Keat Chhon, Other Ministers Likely to Retain Portfolios

Keat Chhon will remain fi­nance minister and is one of at least nine ministers slated to retain current posts, party and diplomatic officials said this week.

Keat Chhon, a CPP central committee mem­­­­ber who left the Kh­mer Rouge in 1984, is viewed as a technocrat capable of renegotiating financial aid packages with international donors.

“This is a positive step for the new government,” said one Asian diplomat, noting that Commerce Minis­ter Cham Prasidh, Minister of the­ Council of Ministers Sok An and Finance Undersecretary of State Chhay Than had also been considered for the post. “Keat Chhon has credibility in the international community.”

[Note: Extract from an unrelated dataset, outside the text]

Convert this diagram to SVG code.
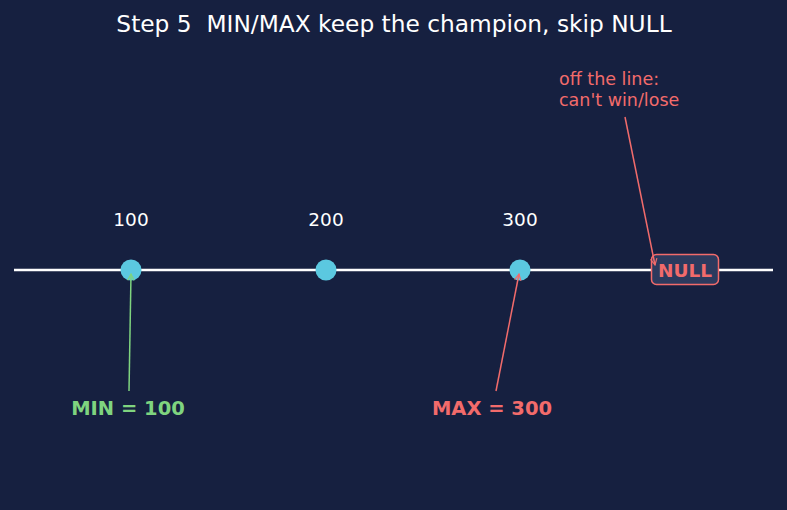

Te Duong Tara, an economic advise­r to the government, said many ministers within the CPP would keep their jobs in the soon-to-be appointed government.

“Not only Keat Chhon, but other ministers, too,” Te Duong Tara said Thursday.

One government official said he didn’t expect Keat Chhon to remain in the post for more than a year—“Only until the aid agreements are renegotiated.”

Chhay Than would not confirm whether he would move from Finance to the top position at the Planning Ministry, as has been reported in the Khmer-language press. “I only read the newspapers,” he said Thursday.

Official new minister appointments are not expected to be announced until next week.

Each party will also appoint one deputy prime minister and head up one secretariat. The Sam Rainsy Party will not be included in the government.

Senior CPP and Funcinpec officials have made their selections for nearly all the posts. How­ever, officials would not confirm who the CPP would name to lead the Industry Ministry or the Social Welfare Ministry.

On the Funcinpec side, a top party official said Thursday night that Princess Norodom Bopha Devi was leaning towards not accepting the Ministry of Culture portfolio and that Ahmad Yahya was wavering on whether to accept the Parliamentary Rel­ations and Inspection post. Two sources said the party was unsettled on the Justice position, and Khek Vandy was mentioned as a possible candidate both for justice minister and for the governor of Phnom Penh.

Chhim Seak Leng, the former Funcinpec governor of Phnom Penh, is expected to be minister of rural development but claimed to not know about it. “I got excited when I saw my name…in the paper, but I don’t know anything about it,” he said Thursday.

Chhea Song, whom newspapers and government insiders have repeatedly tapped to be the next CPP minister of agriculture, also would not confirm his appointment. “I have not received it as official,” the Agriculture secretary of state said Thursday.